The CFIB was at odds with the Harper government when it ended the long-form census.

===Positions during the 2019 Federal election===
During the 2019 Canadian federal election, the CFIB sided with the United States in criticizing the longstanding Universal Postal Union fees for Chinese shipments. A spokesperson stated that "the United States is raising a valid point about unfairness in international trade. Businesses in China have an unfair advantage when they can ship to a customer in the US or Canada for less than it would cost a Canadian business to ship to that same customer." The Canadian government ultimately supported the United States' position at an extraordinary congress of the union.

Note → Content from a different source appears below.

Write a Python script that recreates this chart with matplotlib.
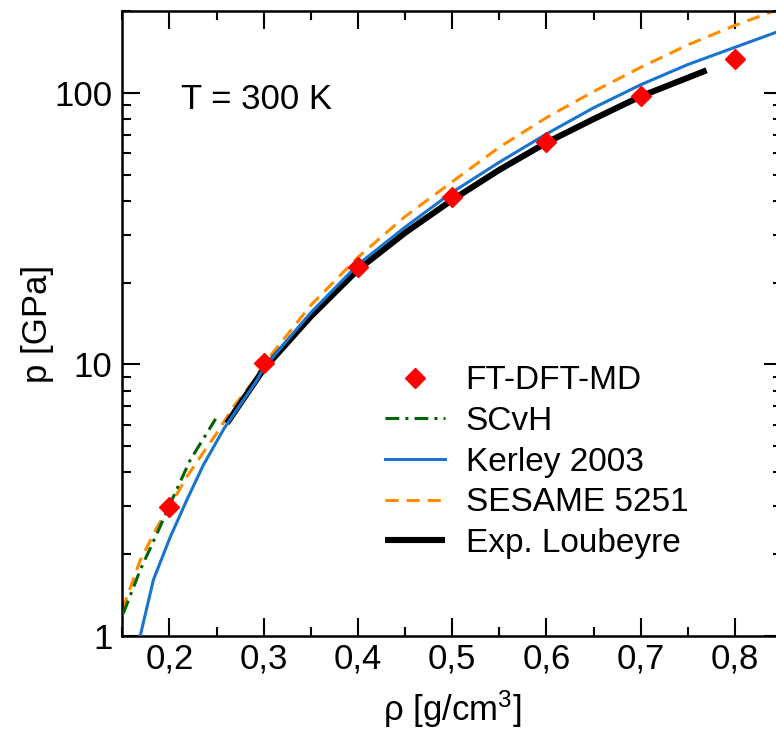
import matplotlib
matplotlib.use("Agg")
import matplotlib.pyplot as plt
from matplotlib import font_manager
from matplotlib.ticker import FixedLocator, MultipleLocator, NullFormatter, FuncFormatter

names = {f.name for f in font_manager.fontManager.ttflist}
FONT = "Liberation Sans Narrow" if "Liberation Sans Narrow" in names else "Liberation Sans"
plt.rcParams["font.family"] = [FONT, "DejaVu Sans"]
plt.rcParams["mathtext.fontset"] = "custom"
plt.rcParams["mathtext.rm"] = FONT
plt.rcParams["mathtext.default"] = "regular"

# ---------------- data ----------------
dft_rho = [0.2, 0.3, 0.4, 0.5, 0.6, 0.7, 0.8]
dft_p = [2.98, 10.1, 22.8, 41.3, 65.8, 97.1, 133.7]

scvh_rho = [0.151, 0.169, 0.187, 0.201, 0.222, 0.249]
scvh_p = [1.21, 1.75, 2.39, 3.08, 4.44, 6.3]

kerley_rho = [0.169, 0.183, 0.201, 0.2185, 0.236, 0.258, 0.293, 0.3, 0.35, 0.4,
              0.45, 0.5, 0.55, 0.6, 0.65, 0.7, 0.75, 0.8, 0.85]
kerley_p = [1.0, 1.61, 2.32, 3.17, 4.26, 5.81, 8.75, 9.7, 15.5, 23.3,
            32.0, 43.0, 55.5, 70.5, 88.0, 107.0, 127.0, 147.0, 170.0]

sesame_rho = [0.15, 0.169, 0.187, 0.2, 0.2185, 0.24, 0.25, 0.268, 0.29, 0.3,
              0.35, 0.4, 0.45, 0.5, 0.55, 0.6, 0.65, 0.7, 0.75, 0.8, 0.85]
sesame_p = [1.25, 1.90, 2.52, 2.98, 3.86, 4.97, 5.57, 6.98, 8.75, 10.0,
            16.5, 24.8, 35.0, 47.0, 63.0, 81.0, 101.0, 124.0, 150.0, 177.0, 205.0]

loub_rho = [0.261, 0.3, 0.35, 0.4, 0.45, 0.5, 0.55, 0.6, 0.65, 0.7, 0.77]
loub_p = [6.07, 9.6, 15.0, 22.3, 30.5, 40.3, 52.0, 65.5, 80.0, 97.0, 121.0]

labels = ["FT-DFT-MD", "SCvH", "Kerley 2003", "SESAME 5251", "Exp. Loubeyre"]
x_ticks = [0.2, 0.3, 0.4, 0.5, 0.6, 0.7, 0.8]
y_ticks = [1, 10, 100]

# ---------------- figure ----------------
fig = plt.figure(figsize=(7.76, 7.40), dpi=100)
ax = fig.add_axes([122.3 / 776, 104 / 740, 659.7 / 776, 625 / 740])

h_sesame, = ax.plot(sesame_rho, sesame_p, color="#ff8c00", lw=2.2,
                    linestyle=(0, (4.3, 2.6)), label=labels[3], zorder=2)
h_kerley, = ax.plot(kerley_rho, kerley_p, color="#1874cd", lw=2.2,
                    label=labels[2], zorder=3)
h_scvh, = ax.plot(scvh_rho, scvh_p, color="#006400", lw=2.2,
                  linestyle=(0, (4.5, 2.0, 1.0, 2.0)), label=labels[1], zorder=3)
h_loub, = ax.plot(loub_rho, loub_p, color="black", lw=4.4,
                  solid_capstyle="butt", label=labels[4], zorder=2.5)
h_dft, = ax.plot(dft_rho, dft_p, linestyle="none", marker="D", ms=10,
                 color="#ff0000", mec="#ff0000", label=labels[0], zorder=4)

ax.set_yscale("log")
ax.set_xlim(0.15, 0.85)
ax.set_ylim(1, 200)

ax.xaxis.set_major_locator(FixedLocator(x_ticks))
ax.xaxis.set_minor_locator(MultipleLocator(0.05))
ax.xaxis.set_major_formatter(FuncFormatter(lambda v, p: f"{v:.1f}".replace(".", ",")))
ax.yaxis.set_major_locator(FixedLocator(y_ticks))
ax.yaxis.set_major_formatter(FuncFormatter(lambda v, p: f"{int(round(v))}"))
ax.yaxis.set_minor_formatter(NullFormatter())

ax.tick_params(which="both", direction="in", top=True, right=True, width=1.5,
               labelsize=25, colors="black")
ax.tick_params(which="major", length=13)
ax.tick_params(which="minor", length=6.5)
ax.tick_params(axis="x", which="major", pad=5)
ax.tick_params(axis="y", which="major", pad=7)
for s in ax.spines.values():
    s.set_linewidth(1.8)

ax.set_xlabel(r"ρ [g/cm$^{3}$]", fontsize=25, labelpad=9)
ax.set_ylabel("p [GPa]", fontsize=25)
ax.yaxis.set_label_coords(-0.104, 0.5)

ax.text(0.089, 0.843, "T = 300 K", transform=ax.transAxes, fontsize=25,
        ha="left", va="baseline")

leg = ax.legend(handles=[h_dft, h_scvh, h_kerley, h_sesame, h_loub],
                loc="upper left", bbox_to_anchor=(0.398, 0.433), frameon=False,
                fontsize=24, numpoints=1, handlelength=1.8, handletextpad=0.62,
                labelspacing=0.29, borderpad=0, borderaxespad=0)

fig.savefig("out.png", dpi=100)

=== Positions during the 2020 Coronavirus Pandemic ===

In March 2020, at the beginning of the COVID-19 pandemic, the CFIB released a survey of their member businesses that found one third feared imminent closures without significant government assistance. The CFIB criticized Prime Minister Trudeau's March 24 proposal of a 10% wage subsidy for businesses for a maximum of $25,000 as "a drop in the bucket of what is absolutely necessary right now, and certainly a fraction of what is happening in Western Europe." The next year, in July 2021, the CFIB asked the federal government for further subsidies for businesses.

Emergency benefit programs became a flashpoint when employers wanted to recall workers. CFIB president Dan Kelly said that the Canadian Emergency Response Benefit (CERB) "created a disincentive to return to work for some staff" especially in industries like hospitality where 45% of recalled employees declined the offer to return to work.

A poll by the CFIB in July 2020 found around 27% of 3,389 employers polled indicated that some of their laid-off staff refused to return to work. Of the nearly 870 businesses that provided reasons their employees gave, 62% reported workers prefer the CERB. (More than one explanation could be provided, and 47% of employers said workers cited concern for health, and 27% cited childcare obligations). In a Canadian Press interview, Ian Robb, Canadian director of the Unite Here union that represents hospitality workers said that safety concerns were the issue, not the CERB, since "Nobody wants to stay home and make two grand when they can make double that by working."

Following changes to employee support programs announced in August 2020, CFIB president Dan Kelly said he was concerned that some workers would become able to collect employment insurance benefits for up to 26 weeks after showing only 120 hours of work over the past year, saying "This is just too low a bar and will serve as a disincentive for many part-time workers to return to their pre-COVID employment." He added that retail, hospitality, and service sector businesses, the sectors hardest hit by the pandemic, would struggle to bring back their part-time workforce.

==Research==
CFIB produces research on the Canadian small and medium-sized business sector, based on the views and experiences its members. Issues of concern to the Canadian SME community are identified by CFIB members through surveys, opinion polls and face-to-face visits. Those views and opinions are then delivered to all three levels of government in the form of research reports, meetings and testimony. These concerns are far ranging but typically include tax policy, labour policies and regulatory policy. One of CFIB's regular reports is the "Business Barometer", a monthly research report detailing the economic expectations of Canada's small businesses. CFIB also holds an annual "Red Tape Awareness Week" when they release research reports that advocate for the elimination or improvement of outdated or redundant regulations.